Catalina Barroso-Luque
Catalina Barroso-Luque is the current recipient of our MFA Graduate Fellowship. Catalina started her Fellowship in November 2016.
Catalina’s practice focuses on the relation between sense experience and inter-personal relationships. She is interested in how physical interactions, whether material or spatial, can function as a foil for a relationship to others. This takes form within the making and sharing of objects as much as via the relocation of the art object, and the material gestures that make it into writing. The interdependence between perception and the psyche is also played out within installations. These establish a corporeal and spatial correspondence between the viewer and the artwork, where the viewer is kept within a voyeuristic position. Flirtation is often used as a strategy aimed at playing with expectation, disillusion and futility in the aim of opening up sites of psychological and social indeterminacy.
Catalina Barroso-Luque is a Mexican artist based in Glasgow. She received her MFA from the Glasgow School of Art in 2016 and her BA (Hons) in Fine Art from Central St. Martins College of Art & Design in 2012. Her work has been included in various exhibitions in the United States, Mexico, and the UK. Prior to her move to Glasgow, Catalina was the 2013-14 Artist in Residence Fellow at Artspace New Haven, Connecticut (USA).
The 2016 selection panel for the award were Ainslie Roddick, Curator, Centre for Contemporary Art, Glasgow; Catriona Duffy, Panel (independent curatorial practice); Alex Impey – Artist and previous GSS Graduate Fellow (2011); Rosie O’Grady – Programme Coordinator (Maternity Cover), Glasgow Sculpture Studios, and Agne Sabaliauskaite, Programme Assistant, Glasgow Sculpture Studios.

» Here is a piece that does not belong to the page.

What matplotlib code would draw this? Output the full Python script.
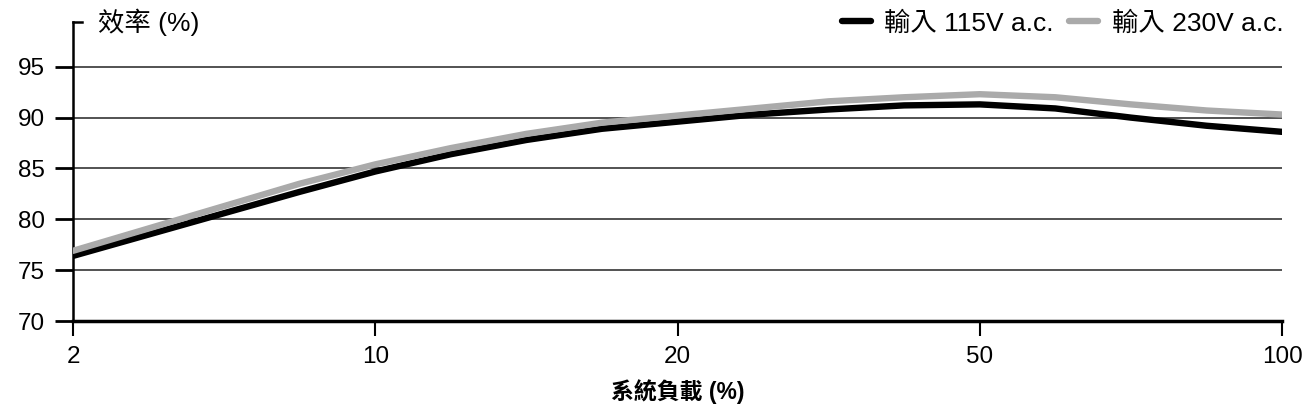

_______________________________________________________________
After a year-long residency at the Glasgow Sculpture Studios, Catalina has presented A Loving Aneurysm, a performance at Glasgow Woman’s Library, eeeeeeeeeeeeeeeeeeeeeeeeeee, a narrative sound installation at The Pipe Factory, Glasgow and Dry Rotting Bodies, solo exhibition at Civic Room, Glasgow.